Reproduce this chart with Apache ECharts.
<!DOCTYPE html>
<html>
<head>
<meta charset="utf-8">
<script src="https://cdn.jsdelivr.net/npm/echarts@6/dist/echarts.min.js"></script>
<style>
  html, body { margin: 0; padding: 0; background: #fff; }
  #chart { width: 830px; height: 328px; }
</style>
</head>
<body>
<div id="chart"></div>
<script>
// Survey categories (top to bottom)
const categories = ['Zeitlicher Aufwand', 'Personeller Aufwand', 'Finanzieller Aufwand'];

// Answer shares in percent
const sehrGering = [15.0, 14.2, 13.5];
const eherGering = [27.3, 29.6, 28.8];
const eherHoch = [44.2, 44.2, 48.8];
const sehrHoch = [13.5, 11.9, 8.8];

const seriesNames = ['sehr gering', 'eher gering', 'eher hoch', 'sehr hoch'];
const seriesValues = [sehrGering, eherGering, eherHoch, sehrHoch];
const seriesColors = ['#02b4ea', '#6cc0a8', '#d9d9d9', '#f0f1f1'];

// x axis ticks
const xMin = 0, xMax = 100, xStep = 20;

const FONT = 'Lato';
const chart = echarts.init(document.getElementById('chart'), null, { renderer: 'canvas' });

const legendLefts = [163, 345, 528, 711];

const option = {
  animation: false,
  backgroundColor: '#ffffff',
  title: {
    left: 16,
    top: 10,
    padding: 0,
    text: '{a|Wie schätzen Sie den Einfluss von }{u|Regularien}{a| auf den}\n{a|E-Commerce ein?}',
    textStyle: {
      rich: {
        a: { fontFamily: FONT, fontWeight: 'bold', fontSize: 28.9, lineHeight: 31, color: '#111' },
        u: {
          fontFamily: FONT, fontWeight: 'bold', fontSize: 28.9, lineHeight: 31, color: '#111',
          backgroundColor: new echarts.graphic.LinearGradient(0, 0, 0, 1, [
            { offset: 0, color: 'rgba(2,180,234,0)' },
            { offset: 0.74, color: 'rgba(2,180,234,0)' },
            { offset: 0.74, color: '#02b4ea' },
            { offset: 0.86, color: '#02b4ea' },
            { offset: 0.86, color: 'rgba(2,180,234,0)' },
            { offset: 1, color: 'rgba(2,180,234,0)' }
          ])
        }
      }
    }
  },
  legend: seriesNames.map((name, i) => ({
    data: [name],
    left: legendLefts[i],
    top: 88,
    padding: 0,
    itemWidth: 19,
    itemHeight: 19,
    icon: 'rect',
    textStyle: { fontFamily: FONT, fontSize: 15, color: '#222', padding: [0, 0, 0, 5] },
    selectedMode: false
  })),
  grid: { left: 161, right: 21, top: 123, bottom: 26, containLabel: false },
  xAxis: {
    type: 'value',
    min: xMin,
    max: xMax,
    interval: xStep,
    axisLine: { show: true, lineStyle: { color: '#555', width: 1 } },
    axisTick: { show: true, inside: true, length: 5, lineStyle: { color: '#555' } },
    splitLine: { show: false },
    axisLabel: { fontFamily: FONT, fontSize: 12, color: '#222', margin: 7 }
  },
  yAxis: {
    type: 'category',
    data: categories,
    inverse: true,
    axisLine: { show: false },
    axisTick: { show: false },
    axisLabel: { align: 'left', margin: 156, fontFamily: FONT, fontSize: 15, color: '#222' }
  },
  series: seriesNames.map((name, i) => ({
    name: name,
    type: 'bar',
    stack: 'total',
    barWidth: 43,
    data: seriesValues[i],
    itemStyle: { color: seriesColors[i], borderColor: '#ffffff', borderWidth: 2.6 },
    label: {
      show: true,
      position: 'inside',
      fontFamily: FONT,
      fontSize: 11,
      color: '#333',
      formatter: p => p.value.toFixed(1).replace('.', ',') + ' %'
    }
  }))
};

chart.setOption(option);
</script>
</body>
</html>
...
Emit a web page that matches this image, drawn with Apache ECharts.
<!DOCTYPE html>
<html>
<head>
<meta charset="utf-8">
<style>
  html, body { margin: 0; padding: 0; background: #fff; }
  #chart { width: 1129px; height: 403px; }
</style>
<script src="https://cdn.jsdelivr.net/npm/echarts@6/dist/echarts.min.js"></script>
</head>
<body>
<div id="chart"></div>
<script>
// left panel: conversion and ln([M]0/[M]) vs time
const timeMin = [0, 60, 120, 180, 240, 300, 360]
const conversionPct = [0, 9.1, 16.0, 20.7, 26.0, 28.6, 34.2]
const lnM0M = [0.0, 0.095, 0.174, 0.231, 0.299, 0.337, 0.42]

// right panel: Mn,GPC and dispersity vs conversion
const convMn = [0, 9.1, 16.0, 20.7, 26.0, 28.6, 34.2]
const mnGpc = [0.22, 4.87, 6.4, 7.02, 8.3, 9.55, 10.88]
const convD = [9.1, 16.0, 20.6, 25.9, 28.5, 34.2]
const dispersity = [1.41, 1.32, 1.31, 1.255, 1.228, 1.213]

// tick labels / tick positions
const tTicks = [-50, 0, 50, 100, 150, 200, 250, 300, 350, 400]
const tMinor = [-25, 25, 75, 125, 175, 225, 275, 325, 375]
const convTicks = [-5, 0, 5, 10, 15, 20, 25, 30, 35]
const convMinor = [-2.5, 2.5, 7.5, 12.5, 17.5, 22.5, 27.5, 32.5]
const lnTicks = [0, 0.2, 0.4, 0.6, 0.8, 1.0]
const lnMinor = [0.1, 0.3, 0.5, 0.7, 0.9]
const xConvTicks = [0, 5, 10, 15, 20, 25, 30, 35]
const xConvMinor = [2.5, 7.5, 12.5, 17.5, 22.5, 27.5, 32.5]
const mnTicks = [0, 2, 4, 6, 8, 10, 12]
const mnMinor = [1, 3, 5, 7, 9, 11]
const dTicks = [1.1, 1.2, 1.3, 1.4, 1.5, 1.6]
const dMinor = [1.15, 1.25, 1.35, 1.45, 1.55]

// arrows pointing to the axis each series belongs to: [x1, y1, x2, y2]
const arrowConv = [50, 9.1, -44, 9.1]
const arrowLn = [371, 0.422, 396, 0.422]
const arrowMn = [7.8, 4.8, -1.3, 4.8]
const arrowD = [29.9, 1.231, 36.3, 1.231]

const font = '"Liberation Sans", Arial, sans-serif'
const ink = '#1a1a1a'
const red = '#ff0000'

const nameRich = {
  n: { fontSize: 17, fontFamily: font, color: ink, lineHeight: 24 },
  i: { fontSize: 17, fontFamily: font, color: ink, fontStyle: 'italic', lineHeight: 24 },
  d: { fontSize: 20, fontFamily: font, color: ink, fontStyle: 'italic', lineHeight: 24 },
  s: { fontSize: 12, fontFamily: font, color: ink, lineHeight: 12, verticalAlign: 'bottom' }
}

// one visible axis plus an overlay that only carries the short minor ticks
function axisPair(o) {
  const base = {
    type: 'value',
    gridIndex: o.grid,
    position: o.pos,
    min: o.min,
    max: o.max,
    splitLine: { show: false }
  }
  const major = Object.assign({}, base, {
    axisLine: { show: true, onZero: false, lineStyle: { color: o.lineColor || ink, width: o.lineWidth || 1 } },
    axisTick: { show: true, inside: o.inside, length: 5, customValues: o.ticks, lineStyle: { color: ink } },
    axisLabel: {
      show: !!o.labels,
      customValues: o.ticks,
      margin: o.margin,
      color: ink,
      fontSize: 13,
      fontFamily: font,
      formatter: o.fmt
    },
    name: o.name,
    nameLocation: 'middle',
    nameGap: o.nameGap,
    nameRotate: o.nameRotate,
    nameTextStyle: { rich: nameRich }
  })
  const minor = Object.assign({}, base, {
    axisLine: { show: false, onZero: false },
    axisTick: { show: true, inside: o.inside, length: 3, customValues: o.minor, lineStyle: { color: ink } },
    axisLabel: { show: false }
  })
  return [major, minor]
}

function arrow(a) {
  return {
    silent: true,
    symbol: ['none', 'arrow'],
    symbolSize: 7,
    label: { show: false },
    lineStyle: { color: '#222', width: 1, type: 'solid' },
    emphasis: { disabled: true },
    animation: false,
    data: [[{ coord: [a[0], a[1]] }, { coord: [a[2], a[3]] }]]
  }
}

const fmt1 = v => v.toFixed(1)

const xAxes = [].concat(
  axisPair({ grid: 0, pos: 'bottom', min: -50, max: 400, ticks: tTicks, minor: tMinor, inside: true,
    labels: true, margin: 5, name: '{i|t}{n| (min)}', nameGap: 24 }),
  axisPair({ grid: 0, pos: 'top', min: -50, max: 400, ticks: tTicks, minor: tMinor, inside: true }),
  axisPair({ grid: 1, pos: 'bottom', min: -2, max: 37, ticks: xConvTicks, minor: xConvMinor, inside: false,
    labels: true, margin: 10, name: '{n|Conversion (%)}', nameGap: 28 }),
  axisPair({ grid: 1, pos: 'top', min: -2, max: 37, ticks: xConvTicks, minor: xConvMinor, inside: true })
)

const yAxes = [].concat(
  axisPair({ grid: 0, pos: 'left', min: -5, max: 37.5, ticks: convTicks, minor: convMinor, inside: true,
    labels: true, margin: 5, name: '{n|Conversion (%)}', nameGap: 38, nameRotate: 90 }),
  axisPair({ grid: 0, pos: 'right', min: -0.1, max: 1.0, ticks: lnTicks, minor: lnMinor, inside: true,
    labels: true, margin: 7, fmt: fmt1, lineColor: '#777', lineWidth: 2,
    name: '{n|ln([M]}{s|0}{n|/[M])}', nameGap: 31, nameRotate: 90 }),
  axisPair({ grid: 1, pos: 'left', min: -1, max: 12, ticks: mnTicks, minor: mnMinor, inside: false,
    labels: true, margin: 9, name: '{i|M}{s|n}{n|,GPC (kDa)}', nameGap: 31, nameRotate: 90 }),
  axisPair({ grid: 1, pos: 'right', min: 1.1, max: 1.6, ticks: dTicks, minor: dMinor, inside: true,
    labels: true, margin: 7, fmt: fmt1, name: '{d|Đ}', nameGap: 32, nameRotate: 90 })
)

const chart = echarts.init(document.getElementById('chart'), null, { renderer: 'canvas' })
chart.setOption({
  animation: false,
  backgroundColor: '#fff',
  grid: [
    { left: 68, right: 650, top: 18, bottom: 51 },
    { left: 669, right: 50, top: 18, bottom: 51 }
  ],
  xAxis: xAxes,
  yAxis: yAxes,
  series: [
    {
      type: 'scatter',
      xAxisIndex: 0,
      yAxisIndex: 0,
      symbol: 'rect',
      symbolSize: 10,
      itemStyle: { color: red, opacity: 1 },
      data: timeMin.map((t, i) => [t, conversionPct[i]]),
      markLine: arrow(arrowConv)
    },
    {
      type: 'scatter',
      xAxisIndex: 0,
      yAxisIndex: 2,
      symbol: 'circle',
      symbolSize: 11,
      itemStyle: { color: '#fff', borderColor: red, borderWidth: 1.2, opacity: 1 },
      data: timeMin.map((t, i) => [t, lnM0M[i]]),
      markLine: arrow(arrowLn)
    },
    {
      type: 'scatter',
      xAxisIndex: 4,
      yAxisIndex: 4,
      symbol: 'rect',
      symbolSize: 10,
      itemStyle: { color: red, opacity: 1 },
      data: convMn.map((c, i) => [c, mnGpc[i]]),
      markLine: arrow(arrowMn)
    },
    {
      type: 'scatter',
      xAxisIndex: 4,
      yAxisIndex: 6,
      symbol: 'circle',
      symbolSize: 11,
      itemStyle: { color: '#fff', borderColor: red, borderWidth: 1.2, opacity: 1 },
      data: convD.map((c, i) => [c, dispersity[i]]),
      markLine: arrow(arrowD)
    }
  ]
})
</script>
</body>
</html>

- **Task objective**
Gather all lines from the listing above in which "Apache" occurs.

- **Written reply**
Reproduce this chart with Apache ECharts.
Emit a web page that matches this image, drawn with Apache ECharts.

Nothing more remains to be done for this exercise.